In our society, for whatever reason — perhaps because of the manic need to be positive, because of a short attention span, because of ignorance of what grief entails — after four to six months, most people seem to lose patience with outward shows of grief from the bereft. No wonder depression peaks six months after the death of a loved one — grievers are left alone to suffer in silence when they most need comfort.
I am still a long way from that six-month period, but already I sense impatience from others whenever my grief bleeds over into my real life, though my grief doesn’t often show. I can carry on a conversation, smile and laugh at appropriate times, concede that yes, I am finding closure.
I don’t know who wrote this, but it reinforces what we grievers have come to understand:
At some point we begin to find the road to life again and begin to retain a productive life. This is not closure. Closure is a term that was invented to make other people feel better. We will not experience closure and shouldn’t. We will miss our loved one and will never forget. As time goes by it gets easier and we learn to cope with the necessary changes, but there will not be closure.

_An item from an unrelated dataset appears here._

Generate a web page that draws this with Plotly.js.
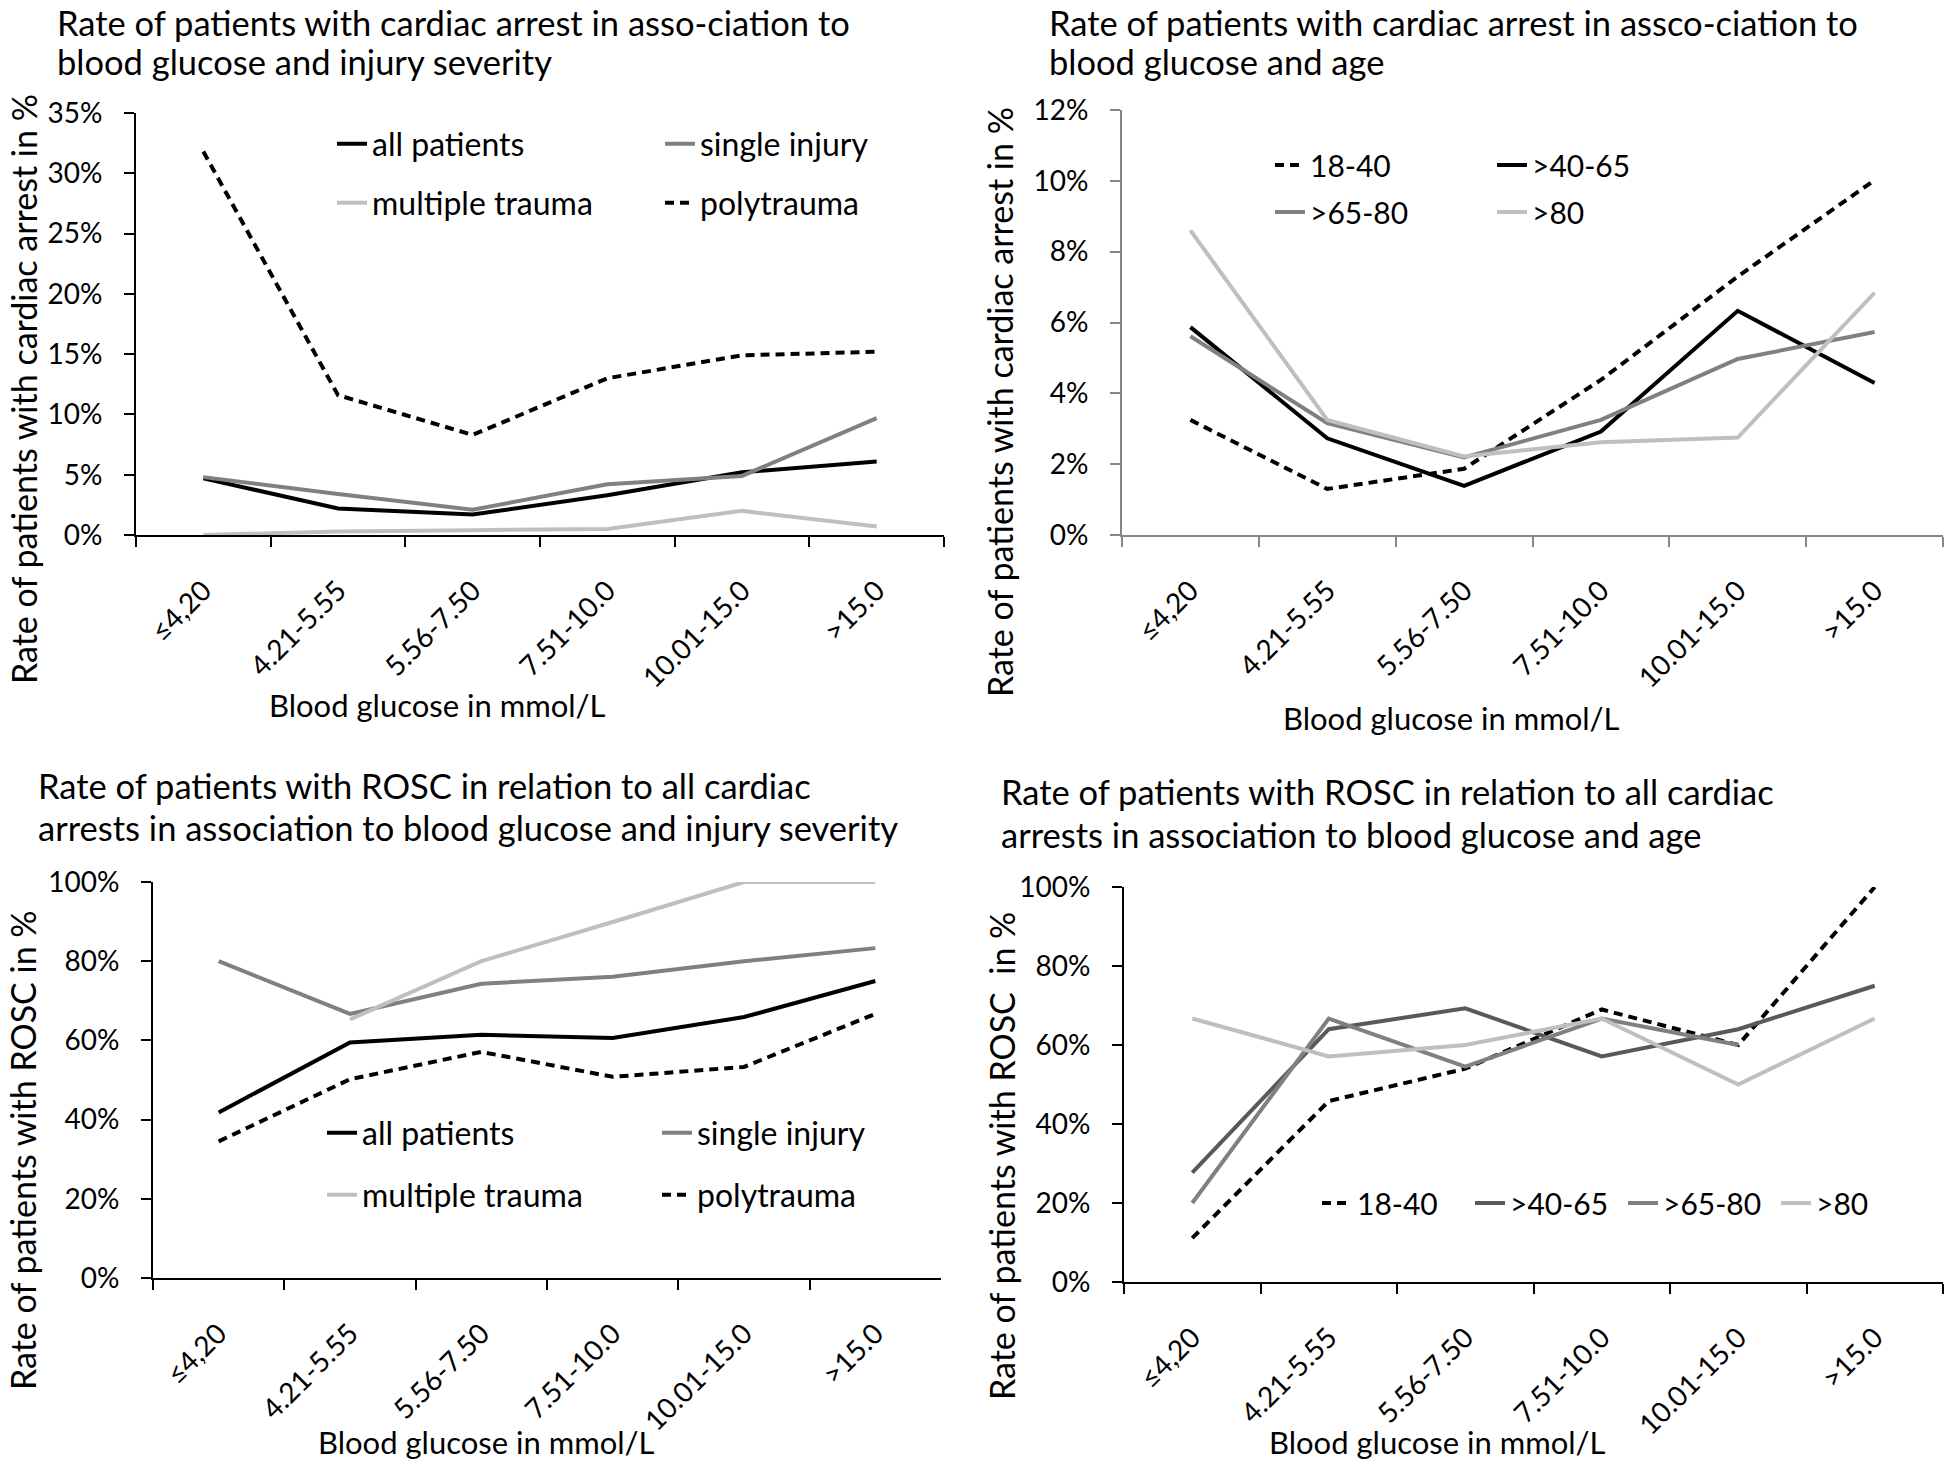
<!DOCTYPE html>
<html>
<head>
<meta charset="utf-8">
<script src="https://cdn.plot.ly/plotly-3.0.1.min.js"></script>
<style>
  html, body { margin: 0; padding: 0; background: #fff; }
  #chart { width: 1946px; height: 1465px; }
</style>
</head>
<body>
<div id="chart"></div>
<script>
const glucoseBins = ["≤4,20", "4.21-5.55", "5.56-7.50", "7.51-10.0", "10.01-15.0", ">15.0"];

// cardiac arrest rate (%) by injury severity
const caAllPatients = [4.7, 2.2, 1.7, 3.3, 5.2, 6.1];
const caSingleInjury = [4.8, 3.4, 2.1, 4.2, 4.9, 9.7];
const caMultipleTrauma = [0.0, 0.3, 0.4, 0.5, 2.0, 0.7];
const caPolytrauma = [31.8, 11.6, 8.3, 13.0, 14.9, 15.2];

// cardiac arrest rate (%) by age group
const caAge18to40 = [3.25, 1.30, 1.87, 4.38, 7.30, 10.02];
const caAge40to65 = [5.87, 2.73, 1.39, 2.92, 6.33, 4.29];
const caAge65to80 = [5.61, 3.16, 2.19, 3.25, 4.97, 5.73];
const caAgeOver80 = [8.60, 3.25, 2.22, 2.62, 2.75, 6.84];

// ROSC rate (%) among cardiac arrests by injury severity
const roscAllPatients = [41.8, 59.5, 61.4, 60.6, 65.9, 75.0];
const roscSingleInjury = [80.0, 66.7, 74.3, 76.1, 80.0, 83.3];
const roscMultipleTrauma = [null, 65.3, 80.0, 89.9, 100, 100];
const roscPolytrauma = [34.5, 50.2, 57.1, 50.8, 53.3, 66.7];

// ROSC rate (%) among cardiac arrests by age group
const roscAge18to40 = [11.1, 45.8, 54.0, 69.0, 60.0, 100];
const roscAge40to65 = [27.7, 64.0, 69.3, 57.1, 64.0, 75.0];
const roscAge65to80 = [20.0, 66.7, 54.5, 66.7, 60.0, null];
const roscAgeOver80 = [66.7, 57.1, 60.0, 66.7, 50.0, 66.7];

const W = 1946, H = 1465;
const FONT = "Lato, 'Liberation Sans', sans-serif";
const px = (x) => x / W;
const py = (y) => 1 - y / H;

const COLORS = { black: "#000000", dark: "#595959", mid: "#808080", light: "#bfbfbf", axisGray: "#868686" };
const DASH = "9px,6px";

function series(name, y, color, dash, xaxis, yaxis, legend) {
  return {
    x: glucoseBins, y, name, type: "scatter", mode: "lines",
    line: { color, width: 4, dash: dash || "solid" },
    xaxis, yaxis, legend, connectgaps: false,
  };
}

function xAxis(x0, x1, anchor, lineColor) {
  return {
    domain: [px(x0), px(x1)], anchor, type: "category", range: [-0.5, 5.5],
    tickson: "boundaries", ticks: "outside", ticklen: 10, tickwidth: 2, tickcolor: lineColor,
    showline: true, linecolor: lineColor, linewidth: 2, showgrid: false, zeroline: false,
    tickangle: -45, ticklabelstandoff: 26,
    tickfont: { family: FONT, size: 28, color: "#000" }, fixedrange: true,
  };
}

function yAxis(yTop, yBottom, anchor, max, step, lineColor) {
  return {
    domain: [py(yBottom), py(yTop)], anchor, range: [0, max], tick0: 0, dtick: step,
    ticksuffix: "%", ticks: "outside", ticklen: 10, tickwidth: 2, tickcolor: lineColor,
    showline: true, linecolor: lineColor, linewidth: 2, showgrid: false, zeroline: false,
    ticklabelstandoff: 16,
    tickfont: { family: FONT, size: 28, color: "#000" }, fixedrange: true,
  };
}

function legendBox(x, y, entrywidth, size) {
  return {
    x: px(x), y: py(y), xanchor: "left", yanchor: "middle", orientation: "h",
    entrywidth, entrywidthmode: "pixels", bgcolor: "rgba(0,0,0,0)", borderwidth: 0,
    font: { family: FONT, size, color: "#000" }, traceorder: "normal",
    itemclick: false, itemdoubleclick: false,
  };
}

function label(text, x, y, size, opts) {
  return Object.assign({
    text, x: px(x), y: py(y), xref: "paper", yref: "paper", showarrow: false,
    xanchor: "center", yanchor: "middle",
    font: { family: FONT, size, color: "#000" },
  }, opts || {});
}

const titleLine = (text, x, y) => label(text, x, y, 34.5, { xanchor: "left", align: "left" });
const yTitle = (text, x, y) => label(text, x, y, 34, { textangle: -90 });
const xTitle = (text, x, y) => label(text, x, y, 31);

const traces = [
  series("all patients", caAllPatients, COLORS.black, null, "x", "y", "legend"),
  series("single injury", caSingleInjury, COLORS.mid, null, "x", "y", "legend"),
  series("multiple trauma", caMultipleTrauma, COLORS.light, null, "x", "y", "legend2"),
  series("polytrauma", caPolytrauma, COLORS.black, DASH, "x", "y", "legend2"),

  series("18-40", caAge18to40, COLORS.black, DASH, "x2", "y2", "legend3"),
  series(">40-65", caAge40to65, COLORS.black, null, "x2", "y2", "legend3"),
  series(">65-80", caAge65to80, COLORS.mid, null, "x2", "y2", "legend4"),
  series(">80", caAgeOver80, COLORS.light, null, "x2", "y2", "legend4"),

  series("all patients", roscAllPatients, COLORS.black, null, "x3", "y3", "legend5"),
  series("single injury", roscSingleInjury, COLORS.mid, null, "x3", "y3", "legend5"),
  series("multiple trauma", roscMultipleTrauma, COLORS.light, null, "x3", "y3", "legend6"),
  series("polytrauma", roscPolytrauma, COLORS.black, DASH, "x3", "y3", "legend6"),

  series("18-40", roscAge18to40, COLORS.black, DASH, "x4", "y4", "legend7"),
  series(">40-65", roscAge40to65, COLORS.dark, null, "x4", "y4", "legend7"),
  series(">65-80", roscAge65to80, COLORS.mid, null, "x4", "y4", "legend7"),
  series(">80", roscAgeOver80, COLORS.light, null, "x4", "y4", "legend7"),
];

const layout = {
  width: W, height: H,
  margin: { l: 0, r: 0, t: 0, b: 0 },
  paper_bgcolor: "#fff", plot_bgcolor: "#fff",
  font: { family: FONT, color: "#000" },
  showlegend: true,
  xaxis: xAxis(136, 944, "y", COLORS.black),
  yaxis: yAxis(113, 535, "x", 35, 5, COLORS.black),
  xaxis2: xAxis(1122, 1943, "y2", COLORS.axisGray),
  yaxis2: yAxis(110, 535, "x2", 12, 2, COLORS.axisGray),
  xaxis3: xAxis(153, 941, "y3", COLORS.black),
  yaxis3: yAxis(882, 1278, "x3", 100, 20, COLORS.black),
  xaxis4: xAxis(1124, 1943, "y4", COLORS.black),
  yaxis4: yAxis(887, 1282, "x4", 100, 20, COLORS.black),
  legend: legendBox(332, 144, 283, 32),
  legend2: legendBox(332, 203, 283, 32),
  legend3: legendBox(1270, 165, 177, 30),
  legend4: legendBox(1270, 212, 177, 30),
  legend5: legendBox(322, 1133, 290, 32),
  legend6: legendBox(322, 1195, 290, 32),
  legend7: legendBox(1317, 1203, 108, 30),
  annotations: [
    titleLine("Rate of patients with cardiac arrest in asso-ciation to", 55, 23),
    titleLine("blood glucose and injury severity", 55, 61),
    titleLine("Rate of patients with cardiac arrest in assco-ciation to", 1047, 23),
    titleLine("blood glucose and age", 1047, 61),
    titleLine("Rate of patients with ROSC in relation to all cardiac", 36, 785),
    titleLine("arrests in association to blood glucose and injury severity", 36, 827),
    titleLine("Rate of patients with ROSC in relation to all cardiac", 999, 791),
    titleLine("arrests in association to blood glucose and age", 999, 834),

    yTitle("Rate of patients with cardiac arrest in %", 23, 389),
    yTitle("Rate of patients with cardiac arrest in %", 999, 402),
    yTitle("Rate of patients with ROSC in %", 22, 1150),
    yTitle("Rate of patients with ROSC\u00a0 in %", 1001, 1156),

    xTitle("Blood glucose in mmol/L", 437, 705),
    xTitle("Blood glucose in mmol/L", 1451, 718),
    xTitle("Blood glucose in mmol/L", 486, 1442),
    xTitle("Blood glucose in mmol/L", 1437, 1442),
  ],
};

Plotly.newPlot("chart", traces, layout, { displayModeBar: false, staticPlot: true });
</script>
</body>
</html>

Sometimes there is closure, especially if the deceased did not play a major role in our lives, but after any significant loss, we muddle along as best as we can with a big hole in our heart. It might scab over. We might learn to love again. But there will not be closure.

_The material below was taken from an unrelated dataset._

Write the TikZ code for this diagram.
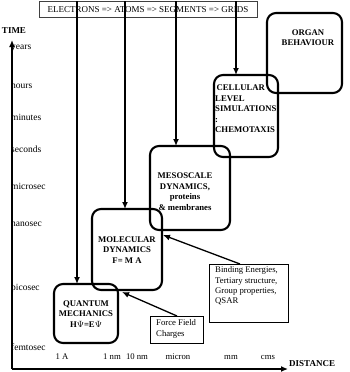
\documentclass[tikz,border=0pt]{standalone}
\usepackage{fontspec}
\setmainfont{Liberation Serif}
\usetikzlibrary{arrows.meta}
\begin{document}
\begin{tikzpicture}[x=1pt,y=-1pt,
  bigbox/.style={draw,line width=2.1pt,rounded corners=9pt,inner sep=0pt},
  thinbox/.style={draw,line width=0.7pt,inner sep=0pt},
  btxt/.style={font=\fontsize{8.7}{10.5}\selectfont\bfseries,align=center,inner sep=0pt},
  ltxt/.style={font=\fontsize{8.7}{10.3}\selectfont,align=left,inner sep=0pt,anchor=north west},
  tlab/.style={font=\fontsize{9.5}{11}\selectfont,anchor=west,inner sep=0pt},
  dlab/.style={font=\fontsize{8.7}{10}\selectfont,inner sep=0pt},
  arr/.style={line width=1.3pt,-{Latex[length=7pt,width=6pt]}},
  axis/.style={line width=1.3pt,-{Latex[length=7pt,width=6pt]}}
]
\useasboundingbox (0,0) rectangle (350,372);

% top box
\node[thinbox,draw=black!75,minimum width=218pt,minimum height=16pt,font=\fontsize{9}{10}\selectfont] (top) at (148,9.5) {ELECTRONS => ATOMS => SEGMENTS => GRIDS};

% big boxes
\node[bigbox,minimum width=64pt,minimum height=59pt] (qm) at (86,313.5) {};
\node[btxt] (qmt) at (86,314) {QUANTUM\\MECHANICS\\H$\Psi$=E$\Psi$};

\node[bigbox,minimum width=70pt,minimum height=81pt] (md) at (127,249.5) {};
\node[btxt] (mdt) at (127,250) {MOLECULAR\\DYNAMICS\\F= M A};

\node[bigbox,minimum width=80pt,minimum height=84pt] (meso) at (190,188) {};
\node[btxt] (mesot) at (185,191.5) {MESOSCALE\\DYNAMICS,\\proteins\\\& membranes};

\node[bigbox,minimum width=64pt,minimum height=82pt] (cell) at (246,116) {};
\node[btxt,align=left,anchor=north west] (cellt) at (215,85) {\,CELLULAR\\LEVEL\\SIMULATIONS\\:\\CHEMOTAXIS};

\node[bigbox,minimum width=75pt,minimum height=80pt] (organ) at (304.5,53) {};
\node[btxt] (organt) at (308,37.5) {ORGAN\\BEHAVIOUR};

% thin boxes
\node[thinbox,minimum width=79pt,minimum height=58pt] (bind) at (248.5,293) {};
\node[ltxt] (bindt) at (215,266.5) {Binding Energies,\\Tertiary structure,\\Group properties,\\QSAR};

\node[thinbox,minimum width=53pt,minimum height=27pt] (ff) at (176.5,329.5) {};
\node[ltxt] (fft) at (156,319.5) {Force Field\\Charges};

% vertical arrows from the top box
\coordinate (a1) at (77,284);
\coordinate (a2) at (125,209);
\coordinate (a3) at (176,146);
\coordinate (a4) at (236,75);
\draw[arr] (a1 |- top.north) -- (a1);
\draw[arr] (a2 |- top.north) -- (a2);
\draw[arr] (a3 |- top.north) -- (a3);
\draw[arr] (a4 |- top.north) -- (a4);

% annotation arrows
\coordinate (b0) at (240,264);
\coordinate (b1) at (163,235);
\draw[arr] (b0) -- (b1);
\coordinate (f0) at (177,316);
\coordinate (f1) at (122,292);
\draw[arr] (f0) -- (f1);

% axes
\coordinate (o) at (12,369);
\coordinate (ty) at (12,40);
\coordinate (dx) at (288,369);
\draw[axis] (o) -- (ty);
\draw[axis] (o) -- (dx);
\node[font=\fontsize{9}{10}\selectfont\bfseries,inner sep=0pt] (time) at (14,31) {TIME};
\node[font=\fontsize{9}{10}\selectfont\bfseries,anchor=west,inner sep=0pt] (dist) at (289,364) {DISTANCE};

% time labels
\node[tlab] (t1) at (11,48) {years};
\node[tlab] (t2) at (11,85) {hours};
\node[tlab] (t3) at (11,117) {minutes};
\node[tlab] (t4) at (11,149) {seconds};
\node[tlab] (t5) at (11,186) {microsec};
\node[tlab] (t6) at (11,224) {nanosec};
\node[tlab] (t7) at (11,288) {picosec};
\node[tlab] (t8) at (11,347) {femtosec};

% distance labels
\node[dlab] (d1) at (62,357) {1 A};
\node[dlab] (d2) at (112,357) {1 nm};
\node[dlab] (d3) at (137,357) {10 nm};
\node[dlab] (d4) at (178,357) {micron};
\node[dlab] (d5) at (231,357) {mm};
\node[dlab] (d6) at (268,357) {cms};
\end{tikzpicture}
\end{document}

Very few people manage to live their entire life without a major loss, but still grief makes people uncomfortable. Almost no one knows what to say to the bereft, which adds an interesting bit of irony to grief. It is the bereft who must be sensitive to the needs of would-be comforters, to be understanding when confronted with insensitivity, to bring comfort to the uncomfortable. We’ve all encountered insensitive remarks (like “how could he have allowed himself to get cancer?”) yet we take the comments in the spirit we hope they were given.
Even though I have to let others feel better by thinking I’m finding closure, it’s nice to be able to tell the truth here in this blog: I am still grieving. And there will not be closure.